(DATA LINES)
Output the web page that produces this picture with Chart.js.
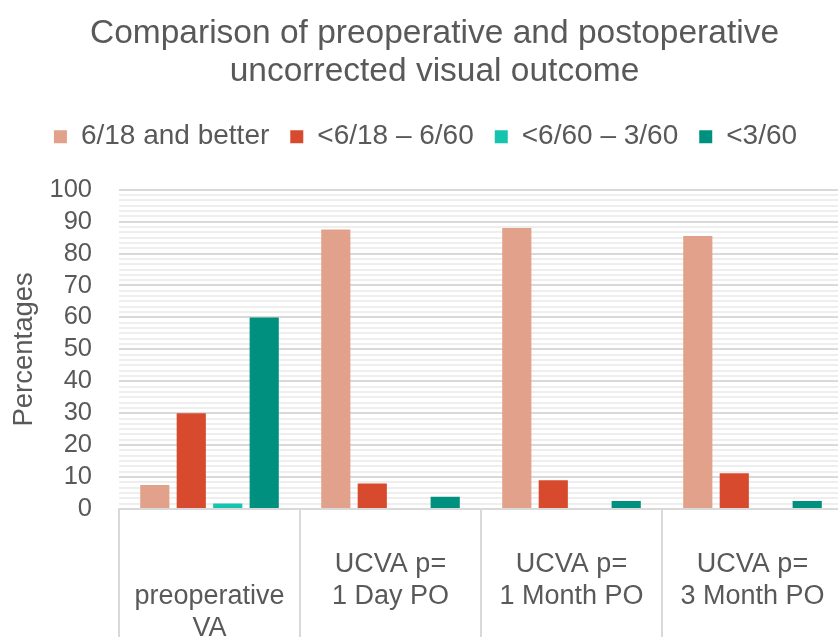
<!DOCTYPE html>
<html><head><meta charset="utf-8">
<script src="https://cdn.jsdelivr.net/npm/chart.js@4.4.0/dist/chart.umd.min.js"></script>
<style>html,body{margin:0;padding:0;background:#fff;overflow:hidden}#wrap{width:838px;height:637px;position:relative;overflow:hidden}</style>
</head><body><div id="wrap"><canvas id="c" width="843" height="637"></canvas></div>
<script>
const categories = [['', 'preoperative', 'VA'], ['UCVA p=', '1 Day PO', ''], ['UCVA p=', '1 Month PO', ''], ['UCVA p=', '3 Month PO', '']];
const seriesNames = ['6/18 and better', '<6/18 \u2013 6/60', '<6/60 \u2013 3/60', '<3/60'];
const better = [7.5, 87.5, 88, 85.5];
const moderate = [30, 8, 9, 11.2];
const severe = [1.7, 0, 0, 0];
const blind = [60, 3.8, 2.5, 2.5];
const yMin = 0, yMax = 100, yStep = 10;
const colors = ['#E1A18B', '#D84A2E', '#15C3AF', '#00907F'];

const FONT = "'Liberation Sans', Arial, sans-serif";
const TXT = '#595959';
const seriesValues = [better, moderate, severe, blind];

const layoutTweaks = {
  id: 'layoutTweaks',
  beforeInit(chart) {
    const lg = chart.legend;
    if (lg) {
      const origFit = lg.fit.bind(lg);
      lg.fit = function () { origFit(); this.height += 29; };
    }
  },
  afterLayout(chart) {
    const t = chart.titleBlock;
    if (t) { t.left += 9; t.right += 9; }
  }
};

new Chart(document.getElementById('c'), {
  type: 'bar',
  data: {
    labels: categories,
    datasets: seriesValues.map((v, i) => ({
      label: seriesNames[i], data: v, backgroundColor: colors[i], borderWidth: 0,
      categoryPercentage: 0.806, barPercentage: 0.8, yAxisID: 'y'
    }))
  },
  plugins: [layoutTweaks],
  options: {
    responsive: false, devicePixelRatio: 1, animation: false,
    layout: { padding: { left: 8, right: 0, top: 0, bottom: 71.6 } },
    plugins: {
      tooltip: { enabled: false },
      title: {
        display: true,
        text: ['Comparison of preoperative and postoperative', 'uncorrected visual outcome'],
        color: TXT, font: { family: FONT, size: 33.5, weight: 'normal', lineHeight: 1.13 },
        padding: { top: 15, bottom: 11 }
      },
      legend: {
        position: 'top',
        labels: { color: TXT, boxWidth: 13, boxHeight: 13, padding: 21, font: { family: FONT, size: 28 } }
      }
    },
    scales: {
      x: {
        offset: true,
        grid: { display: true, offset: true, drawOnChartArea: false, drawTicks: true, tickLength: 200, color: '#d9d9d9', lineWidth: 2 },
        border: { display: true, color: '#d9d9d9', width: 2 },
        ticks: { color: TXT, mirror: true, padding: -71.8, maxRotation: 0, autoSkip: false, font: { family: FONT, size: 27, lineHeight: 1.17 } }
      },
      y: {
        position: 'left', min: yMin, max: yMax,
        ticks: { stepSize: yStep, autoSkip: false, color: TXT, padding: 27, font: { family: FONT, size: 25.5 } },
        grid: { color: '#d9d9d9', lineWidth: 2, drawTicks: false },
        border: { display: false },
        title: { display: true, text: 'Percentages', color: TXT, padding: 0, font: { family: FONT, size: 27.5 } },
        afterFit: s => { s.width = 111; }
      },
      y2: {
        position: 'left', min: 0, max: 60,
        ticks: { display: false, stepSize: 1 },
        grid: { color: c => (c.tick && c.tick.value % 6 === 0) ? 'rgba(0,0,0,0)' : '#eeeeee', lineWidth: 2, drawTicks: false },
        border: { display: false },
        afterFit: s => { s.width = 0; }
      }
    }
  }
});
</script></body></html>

(TASK TO COMPLETE) Reproduce the full listing faithfully, but do not carry over any pictures.

(SOLUTION TO THIS PROBLEM)
Output the web page that produces this picture with Chart.js.
<!DOCTYPE html>
<html><head><meta charset="utf-8">
<script src="https://cdn.jsdelivr.net/npm/chart.js@4.4.0/dist/chart.umd.min.js"></script>
<style>html,body{margin:0;padding:0;background:#fff;overflow:hidden}#wrap{width:838px;height:637px;position:relative;overflow:hidden}</style>
</head><body><div id="wrap"><canvas id="c" width="843" height="637"></canvas></div>
<script>
const categories = [['', 'preoperative', 'VA'], ['UCVA p=', '1 Day PO', ''], ['UCVA p=', '1 Month PO', ''], ['UCVA p=', '3 Month PO', '']];
const seriesNames = ['6/18 and better', '<6/18 \u2013 6/60', '<6/60 \u2013 3/60', '<3/60'];
const better = [7.5, 87.5, 88, 85.5];
const moderate = [30, 8, 9, 11.2];
const severe = [1.7, 0, 0, 0];
const blind = [60, 3.8, 2.5, 2.5];
const yMin = 0, yMax = 100, yStep = 10;
const colors = ['#E1A18B', '#D84A2E', '#15C3AF', '#00907F'];

const FONT = "'Liberation Sans', Arial, sans-serif";
const TXT = '#595959';
const seriesValues = [better, moderate, severe, blind];

const layoutTweaks = {
  id: 'layoutTweaks',
  beforeInit(chart) {
    const lg = chart.legend;
    if (lg) {
      const origFit = lg.fit.bind(lg);
      lg.fit = function () { origFit(); this.height += 29; };
    }
  },
  afterLayout(chart) {
    const t = chart.titleBlock;
    if (t) { t.left += 9; t.right += 9; }
  }
};

new Chart(document.getElementById('c'), {
  type: 'bar',
  data: {
    labels: categories,
    datasets: seriesValues.map((v, i) => ({
      label: seriesNames[i], data: v, backgroundColor: colors[i], borderWidth: 0,
      categoryPercentage: 0.806, barPercentage: 0.8, yAxisID: 'y'
    }))
  },
  plugins: [layoutTweaks],
  options: {
    responsive: false, devicePixelRatio: 1, animation: false,
    layout: { padding: { left: 8, right: 0, top: 0, bottom: 71.6 } },
    plugins: {
      tooltip: { enabled: false },
      title: {
        display: true,
        text: ['Comparison of preoperative and postoperative', 'uncorrected visual outcome'],
        color: TXT, font: { family: FONT, size: 33.5, weight: 'normal', lineHeight: 1.13 },
        padding: { top: 15, bottom: 11 }
      },
      legend: {
        position: 'top',
        labels: { color: TXT, boxWidth: 13, boxHeight: 13, padding: 21, font: { family: FONT, size: 28 } }
      }
    },
    scales: {
      x: {
        offset: true,
        grid: { display: true, offset: true, drawOnChartArea: false, drawTicks: true, tickLength: 200, color: '#d9d9d9', lineWidth: 2 },
        border: { display: true, color: '#d9d9d9', width: 2 },
        ticks: { color: TXT, mirror: true, padding: -71.8, maxRotation: 0, autoSkip: false, font: { family: FONT, size: 27, lineHeight: 1.17 } }
      },
      y: {
        position: 'left', min: yMin, max: yMax,
        ticks: { stepSize: yStep, autoSkip: false, color: TXT, padding: 27, font: { family: FONT, size: 25.5 } },
        grid: { color: '#d9d9d9', lineWidth: 2, drawTicks: false },
        border: { display: false },
        title: { display: true, text: 'Percentages', color: TXT, padding: 0, font: { family: FONT, size: 27.5 } },
        afterFit: s => { s.width = 111; }
      },
      y2: {
        position: 'left', min: 0, max: 60,
        ticks: { display: false, stepSize: 1 },
        grid: { color: c => (c.tick && c.tick.value % 6 === 0) ? 'rgba(0,0,0,0)' : '#eeeeee', lineWidth: 2, drawTicks: false },
        border: { display: false },
        afterFit: s => { s.width = 0; }
      }
    }
  }
});
</script></body></html>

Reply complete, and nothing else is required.